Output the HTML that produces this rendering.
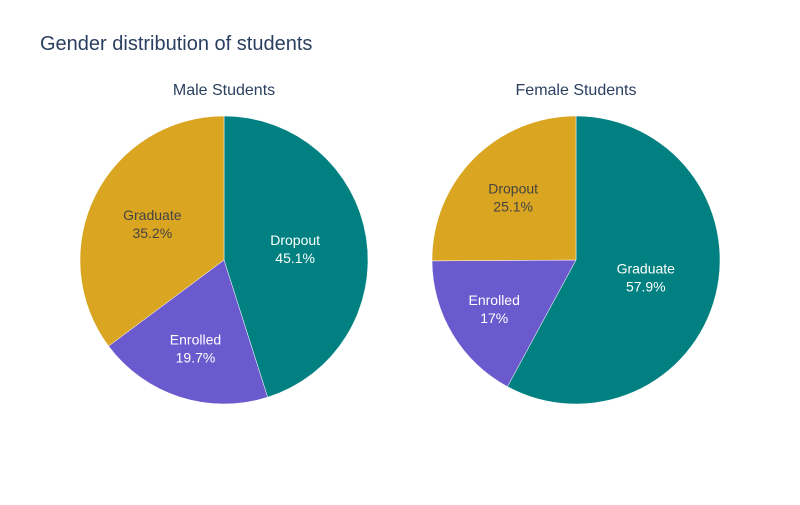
<!DOCTYPE html>
<html><head><meta charset="utf-8"><style>
body{margin:0;background:#fff;font-family:"Liberation Sans",Arial,sans-serif}
</style></head><body>
<svg width="800" height="500" id="chart" xmlns="http://www.w3.org/2000/svg">
<rect width="800" height="500" fill="#fff"/>
<text x="40" y="50" font-size="20" fill="#2a3f5f">Gender distribution of students</text>
<text x="224" y="95" font-size="16" fill="#2a3f5f" text-anchor="middle">Male Students</text>
<text x="576" y="95" font-size="16" fill="#2a3f5f" text-anchor="middle">Female Students</text>
<g id="pies"></g>
</svg>
<script>
const maleLabels=["Dropout","Enrolled","Graduate"];
const maleValues=[45.1,19.7,35.2];
const femaleLabels=["Graduate","Enrolled","Dropout"];
const femaleValues=[57.9,17,25.1];
const sliceColors=["#008080","#6a5acd","#daa520"];
const textColors=["#fff","#fff","#444"];
const NS="http://www.w3.org/2000/svg";
const g=document.getElementById('pies');
function pie(labels,values,cx,cy,R,name){
  const total=values.reduce((a,b)=>a+b,0);
  let a0=0;
  values.forEach((v,i)=>{
    const f=v/total;
    const a1=a0+f*2*Math.PI;
    const x0=cx+R*Math.sin(a0),y0=cy-R*Math.cos(a0);
    const x1=cx+R*Math.sin(a1),y1=cy-R*Math.cos(a1);
    const p=document.createElementNS(NS,'path');
    p.setAttribute('d',`M${cx},${cy}L${x0},${y0}A${R},${R} 0 ${a1-a0>Math.PI?1:0} 1 ${x1},${y1}Z`);
    p.setAttribute('fill',sliceColors[i]);p.setAttribute('stroke','#fff');p.setAttribute('stroke-width','0.5');
    
    
    g.appendChild(p);
    const am=(a0+a1)/2;
    const rr=R*(f>=0.45?0.5:0.5+(0.45-f)*0.58);
    const tx=cx+rr*Math.sin(am),ty=cy-rr*Math.cos(am);
    const t=document.createElementNS(NS,'text');
    t.setAttribute('x',tx);t.setAttribute('y',ty-4);t.setAttribute('text-anchor','middle');
    t.setAttribute('font-size','14');t.setAttribute('fill',textColors[i]);
    
    
    const s1=document.createElementNS(NS,'tspan');s1.setAttribute('x',tx);s1.textContent=labels[i];
    const s2=document.createElementNS(NS,'tspan');s2.setAttribute('x',tx);s2.setAttribute('dy','18');s2.textContent=(Math.round(f*1000)/10)+'%';
    t.appendChild(s1);t.appendChild(s2);g.appendChild(t);
    a0=a1;
  });
}
pie(maleLabels,maleValues,224,260,144,'male');
pie(femaleLabels,femaleValues,576,260,144,'female');
</script>
</body></html>
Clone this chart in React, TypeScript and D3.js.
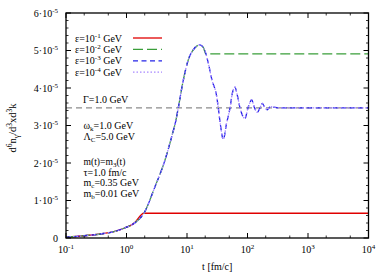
====================
[Required work] Write out every entry again word for word, without any of the pictures.

[Problem solution]
Output the HTML that produces this rendering.
<!DOCTYPE html>
<html><head><meta charset="utf-8"><style>
body{margin:0;background:#fff;font-family:"Liberation Sans",Arial,sans-serif}
</style></head><body>
<svg width="800" height="500" id="chart" xmlns="http://www.w3.org/2000/svg">
<rect width="800" height="500" fill="#fff"/>
<text x="40" y="50" font-size="20" fill="#2a3f5f">Gender distribution of students</text>
<text x="224" y="95" font-size="16" fill="#2a3f5f" text-anchor="middle">Male Students</text>
<text x="576" y="95" font-size="16" fill="#2a3f5f" text-anchor="middle">Female Students</text>
<g id="pies"></g>
</svg>
<script>
const maleLabels=["Dropout","Enrolled","Graduate"];
const maleValues=[45.1,19.7,35.2];
const femaleLabels=["Graduate","Enrolled","Dropout"];
const femaleValues=[57.9,17,25.1];
const sliceColors=["#008080","#6a5acd","#daa520"];
const textColors=["#fff","#fff","#444"];
const NS="http://www.w3.org/2000/svg";
const g=document.getElementById('pies');
function pie(labels,values,cx,cy,R,name){
  const total=values.reduce((a,b)=>a+b,0);
  let a0=0;
  values.forEach((v,i)=>{
    const f=v/total;
    const a1=a0+f*2*Math.PI;
    const x0=cx+R*Math.sin(a0),y0=cy-R*Math.cos(a0);
    const x1=cx+R*Math.sin(a1),y1=cy-R*Math.cos(a1);
    const p=document.createElementNS(NS,'path');
    p.setAttribute('d',`M${cx},${cy}L${x0},${y0}A${R},${R} 0 ${a1-a0>Math.PI?1:0} 1 ${x1},${y1}Z`);
    p.setAttribute('fill',sliceColors[i]);p.setAttribute('stroke','#fff');p.setAttribute('stroke-width','0.5');
    
    
    g.appendChild(p);
    const am=(a0+a1)/2;
    const rr=R*(f>=0.45?0.5:0.5+(0.45-f)*0.58);
    const tx=cx+rr*Math.sin(am),ty=cy-rr*Math.cos(am);
    const t=document.createElementNS(NS,'text');
    t.setAttribute('x',tx);t.setAttribute('y',ty-4);t.setAttribute('text-anchor','middle');
    t.setAttribute('font-size','14');t.setAttribute('fill',textColors[i]);
    
    
    const s1=document.createElementNS(NS,'tspan');s1.setAttribute('x',tx);s1.textContent=labels[i];
    const s2=document.createElementNS(NS,'tspan');s2.setAttribute('x',tx);s2.setAttribute('dy','18');s2.textContent=(Math.round(f*1000)/10)+'%';
    t.appendChild(s1);t.appendChild(s2);g.appendChild(t);
    a0=a1;
  });
}
pie(maleLabels,maleValues,224,260,144,'male');
pie(femaleLabels,femaleValues,576,260,144,'female');
</script>
</body></html>
Clone this chart in React, TypeScript and D3.js.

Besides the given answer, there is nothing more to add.